■ Instructions for the task
Write every line out verbatim and omit the pictures.

------------

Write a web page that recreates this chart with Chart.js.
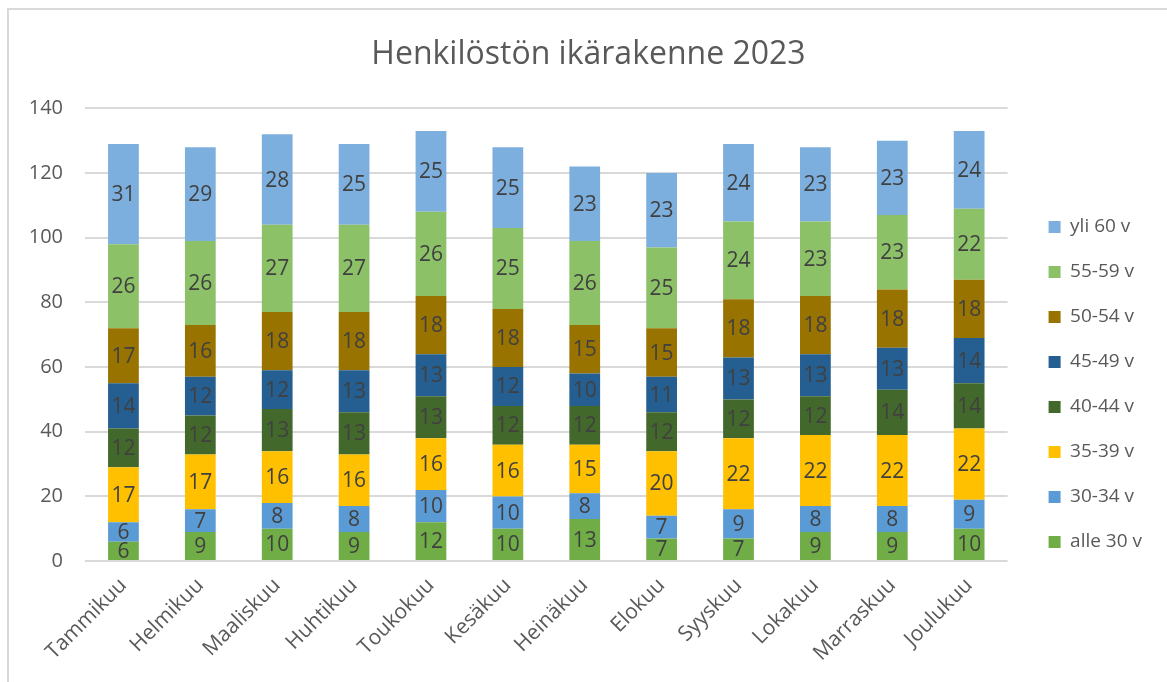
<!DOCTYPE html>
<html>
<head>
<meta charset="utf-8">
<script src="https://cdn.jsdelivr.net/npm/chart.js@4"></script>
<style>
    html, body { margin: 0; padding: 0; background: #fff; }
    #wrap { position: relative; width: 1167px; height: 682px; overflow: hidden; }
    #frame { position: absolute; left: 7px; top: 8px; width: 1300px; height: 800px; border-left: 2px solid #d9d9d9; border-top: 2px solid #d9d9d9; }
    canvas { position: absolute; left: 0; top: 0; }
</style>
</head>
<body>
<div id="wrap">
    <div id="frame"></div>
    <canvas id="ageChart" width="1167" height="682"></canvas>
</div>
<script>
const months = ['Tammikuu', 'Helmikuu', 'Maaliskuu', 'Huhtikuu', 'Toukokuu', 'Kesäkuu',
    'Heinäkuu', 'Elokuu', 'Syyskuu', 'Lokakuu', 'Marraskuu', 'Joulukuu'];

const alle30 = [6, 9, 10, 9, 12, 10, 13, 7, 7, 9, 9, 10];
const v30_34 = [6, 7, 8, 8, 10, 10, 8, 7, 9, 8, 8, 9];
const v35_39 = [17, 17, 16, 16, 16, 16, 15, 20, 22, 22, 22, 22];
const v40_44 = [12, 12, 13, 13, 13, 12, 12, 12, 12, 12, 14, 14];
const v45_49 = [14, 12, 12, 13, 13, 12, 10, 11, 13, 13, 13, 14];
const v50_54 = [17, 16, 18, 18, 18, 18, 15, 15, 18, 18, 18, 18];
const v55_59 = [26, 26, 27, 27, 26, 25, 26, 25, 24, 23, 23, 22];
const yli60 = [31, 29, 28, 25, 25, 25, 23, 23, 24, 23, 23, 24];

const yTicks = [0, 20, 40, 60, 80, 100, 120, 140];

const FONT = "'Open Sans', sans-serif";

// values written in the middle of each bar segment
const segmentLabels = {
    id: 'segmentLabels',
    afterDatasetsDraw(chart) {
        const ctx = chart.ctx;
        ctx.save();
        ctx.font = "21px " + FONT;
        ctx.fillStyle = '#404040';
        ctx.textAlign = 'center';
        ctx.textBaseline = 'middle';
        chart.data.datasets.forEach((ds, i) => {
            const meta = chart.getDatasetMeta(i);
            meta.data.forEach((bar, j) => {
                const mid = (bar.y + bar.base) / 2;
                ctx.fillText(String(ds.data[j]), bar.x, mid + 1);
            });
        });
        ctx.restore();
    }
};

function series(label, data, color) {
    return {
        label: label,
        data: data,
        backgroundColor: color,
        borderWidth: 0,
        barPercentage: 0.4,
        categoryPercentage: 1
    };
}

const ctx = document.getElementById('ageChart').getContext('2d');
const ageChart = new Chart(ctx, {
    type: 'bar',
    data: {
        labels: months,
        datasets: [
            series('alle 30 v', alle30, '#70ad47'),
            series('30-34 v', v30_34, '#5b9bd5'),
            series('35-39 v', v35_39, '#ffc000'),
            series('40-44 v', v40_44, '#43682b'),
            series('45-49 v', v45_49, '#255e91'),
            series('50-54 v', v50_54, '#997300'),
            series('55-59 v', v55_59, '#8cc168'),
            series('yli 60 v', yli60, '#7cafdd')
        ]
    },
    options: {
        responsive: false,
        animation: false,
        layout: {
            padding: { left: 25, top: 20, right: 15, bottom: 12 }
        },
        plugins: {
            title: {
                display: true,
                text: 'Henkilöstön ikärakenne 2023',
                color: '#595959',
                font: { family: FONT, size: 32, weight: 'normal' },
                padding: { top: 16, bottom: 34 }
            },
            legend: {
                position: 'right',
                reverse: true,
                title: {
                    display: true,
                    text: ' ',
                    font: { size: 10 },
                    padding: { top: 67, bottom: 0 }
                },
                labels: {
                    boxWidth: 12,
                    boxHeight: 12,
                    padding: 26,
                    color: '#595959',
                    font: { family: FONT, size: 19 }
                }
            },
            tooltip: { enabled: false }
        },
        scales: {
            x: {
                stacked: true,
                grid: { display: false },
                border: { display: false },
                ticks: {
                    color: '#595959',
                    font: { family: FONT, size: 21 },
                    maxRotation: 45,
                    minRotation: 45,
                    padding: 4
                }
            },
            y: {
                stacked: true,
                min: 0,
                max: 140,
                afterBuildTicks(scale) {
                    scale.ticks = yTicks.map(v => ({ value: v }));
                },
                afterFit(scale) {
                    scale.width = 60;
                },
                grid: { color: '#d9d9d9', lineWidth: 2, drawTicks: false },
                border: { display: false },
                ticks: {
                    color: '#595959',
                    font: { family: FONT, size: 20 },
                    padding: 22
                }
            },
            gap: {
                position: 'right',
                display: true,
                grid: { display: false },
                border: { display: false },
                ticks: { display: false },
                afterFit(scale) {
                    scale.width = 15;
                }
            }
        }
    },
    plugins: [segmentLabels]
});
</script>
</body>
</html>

------------

■ Response
Write a web page that recreates this chart with Chart.js.
<!DOCTYPE html>
<html>
<head>
<meta charset="utf-8">
<script src="https://cdn.jsdelivr.net/npm/chart.js@4"></script>
<style>
    html, body { margin: 0; padding: 0; background: #fff; }
    #wrap { position: relative; width: 1167px; height: 682px; overflow: hidden; }
    #frame { position: absolute; left: 7px; top: 8px; width: 1300px; height: 800px; border-left: 2px solid #d9d9d9; border-top: 2px solid #d9d9d9; }
    canvas { position: absolute; left: 0; top: 0; }
</style>
</head>
<body>
<div id="wrap">
    <div id="frame"></div>
    <canvas id="ageChart" width="1167" height="682"></canvas>
</div>
<script>
const months = ['Tammikuu', 'Helmikuu', 'Maaliskuu', 'Huhtikuu', 'Toukokuu', 'Kesäkuu',
    'Heinäkuu', 'Elokuu', 'Syyskuu', 'Lokakuu', 'Marraskuu', 'Joulukuu'];

const alle30 = [6, 9, 10, 9, 12, 10, 13, 7, 7, 9, 9, 10];
const v30_34 = [6, 7, 8, 8, 10, 10, 8, 7, 9, 8, 8, 9];
const v35_39 = [17, 17, 16, 16, 16, 16, 15, 20, 22, 22, 22, 22];
const v40_44 = [12, 12, 13, 13, 13, 12, 12, 12, 12, 12, 14, 14];
const v45_49 = [14, 12, 12, 13, 13, 12, 10, 11, 13, 13, 13, 14];
const v50_54 = [17, 16, 18, 18, 18, 18, 15, 15, 18, 18, 18, 18];
const v55_59 = [26, 26, 27, 27, 26, 25, 26, 25, 24, 23, 23, 22];
const yli60 = [31, 29, 28, 25, 25, 25, 23, 23, 24, 23, 23, 24];

const yTicks = [0, 20, 40, 60, 80, 100, 120, 140];

const FONT = "'Open Sans', sans-serif";

// values written in the middle of each bar segment
const segmentLabels = {
    id: 'segmentLabels',
    afterDatasetsDraw(chart) {
        const ctx = chart.ctx;
        ctx.save();
        ctx.font = "21px " + FONT;
        ctx.fillStyle = '#404040';
        ctx.textAlign = 'center';
        ctx.textBaseline = 'middle';
        chart.data.datasets.forEach((ds, i) => {
            const meta = chart.getDatasetMeta(i);
            meta.data.forEach((bar, j) => {
                const mid = (bar.y + bar.base) / 2;
                ctx.fillText(String(ds.data[j]), bar.x, mid + 1);
            });
        });
        ctx.restore();
    }
};

function series(label, data, color) {
    return {
        label: label,
        data: data,
        backgroundColor: color,
        borderWidth: 0,
        barPercentage: 0.4,
        categoryPercentage: 1
    };
}

const ctx = document.getElementById('ageChart').getContext('2d');
const ageChart = new Chart(ctx, {
    type: 'bar',
    data: {
        labels: months,
        datasets: [
            series('alle 30 v', alle30, '#70ad47'),
            series('30-34 v', v30_34, '#5b9bd5'),
            series('35-39 v', v35_39, '#ffc000'),
            series('40-44 v', v40_44, '#43682b'),
            series('45-49 v', v45_49, '#255e91'),
            series('50-54 v', v50_54, '#997300'),
            series('55-59 v', v55_59, '#8cc168'),
            series('yli 60 v', yli60, '#7cafdd')
        ]
    },
    options: {
        responsive: false,
        animation: false,
        layout: {
            padding: { left: 25, top: 20, right: 15, bottom: 12 }
        },
        plugins: {
            title: {
                display: true,
                text: 'Henkilöstön ikärakenne 2023',
                color: '#595959',
                font: { family: FONT, size: 32, weight: 'normal' },
                padding: { top: 16, bottom: 34 }
            },
            legend: {
                position: 'right',
                reverse: true,
                title: {
                    display: true,
                    text: ' ',
                    font: { size: 10 },
                    padding: { top: 67, bottom: 0 }
                },
                labels: {
                    boxWidth: 12,
                    boxHeight: 12,
                    padding: 26,
                    color: '#595959',
                    font: { family: FONT, size: 19 }
                }
            },
            tooltip: { enabled: false }
        },
        scales: {
            x: {
                stacked: true,
                grid: { display: false },
                border: { display: false },
                ticks: {
                    color: '#595959',
                    font: { family: FONT, size: 21 },
                    maxRotation: 45,
                    minRotation: 45,
                    padding: 4
                }
            },
            y: {
                stacked: true,
                min: 0,
                max: 140,
                afterBuildTicks(scale) {
                    scale.ticks = yTicks.map(v => ({ value: v }));
                },
                afterFit(scale) {
                    scale.width = 60;
                },
                grid: { color: '#d9d9d9', lineWidth: 2, drawTicks: false },
                border: { display: false },
                ticks: {
                    color: '#595959',
                    font: { family: FONT, size: 20 },
                    padding: 22
                }
            },
            gap: {
                position: 'right',
                display: true,
                grid: { display: false },
                border: { display: false },
                ticks: { display: false },
                afterFit(scale) {
                    scale.width = 15;
                }
            }
        }
    },
    plugins: [segmentLabels]
});
</script>
</body>
</html>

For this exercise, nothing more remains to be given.